Intrusion, File, and Malware Inspection in FTD Access Control Policies

Intrusion and file policies work together as the last line of defense before traffic is allowed to its destination:

  • Intrusion policies govern the system's intrusion prevention capabilities.
  • File policies govern the system's file control and AMP for Firepower capabilities.

All other traffic handling occurs before network traffic is examined for intrusions, prohibited files, and malware. By associating an intrusion or file policy with an access control rule, you are telling the system that before it passes traffic that matches the access control rule's conditions, you first want to inspect the traffic with an intrusion policy, a file policy, or both.

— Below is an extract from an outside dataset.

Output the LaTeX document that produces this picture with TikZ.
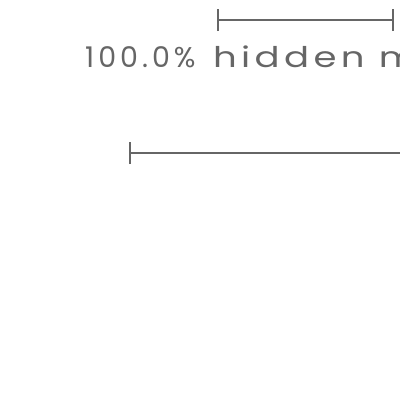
\documentclass[tikz,border=0pt]{standalone}
\usepackage{fontspec}
\setmainfont{Poppins}
\newfontfamily\numfont{Poppins}[LetterSpace=14]
\newfontfamily\wordfont{Poppins}[FakeStretch=1.3,LetterSpace=15.3]
\begin{document}
\begin{tikzpicture}[x=1pt,y=-1pt,
  bar/.style={draw=black!60,line width=1.6pt},
  lbl/.style={text=black!60,font=\fontsize{28.5}{30}\selectfont,inner sep=0pt,anchor=base west}]
\useasboundingbox (0,0) rectangle (400,400);
\begin{scope}
\clip (0,0) rectangle (400,400);
\coordinate (t1) at (218,20);
\coordinate (t2) at (393,20);
\draw[bar] (t1) -- (t2);
\draw[bar] ([yshift=-11pt]t1) -- ([yshift=11pt]t1);
\draw[bar] ([yshift=-11pt]t2) -- ([yshift=11pt]t2);
\node[lbl] (label) at (85,67) {{\numfont 100.0\% }\hspace{6pt}{\wordfont hidden me}};
\coordinate (b1) at (130,153);
\coordinate (b2) at (420,153);
\draw[bar,line width=2pt] (b1) -- (b2);
\draw[bar,line width=2pt] ([yshift=-11pt]b1) -- ([yshift=11pt]b1);
\end{scope}
\end{tikzpicture}
\end{document}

You can configure intrusion and file policies on rules that allow traffic only. Inspection is not performed on rules set to trust or block traffic. In addition, if the default action for the access control policy is allow, you can configure an intrusion policy but not a file policy.

For any single connection handled by an access control rule, file inspection occurs before intrusion inspection. That is, the system does not inspect files blocked by a file policy for intrusions. Within file inspection, simple blocking by type takes precedence over malware inspection and blocking. Until a file is detected and blocked in a session, packets from the session may be subject to intrusion inspection.

Note: By default, the system disables intrusion and file inspection of encrypted payloads. This helps reduce false positives and improve performance when an encrypted connection matches an access control rule that has intrusion and file inspection configured. Inspection works with unencrypted traffic only.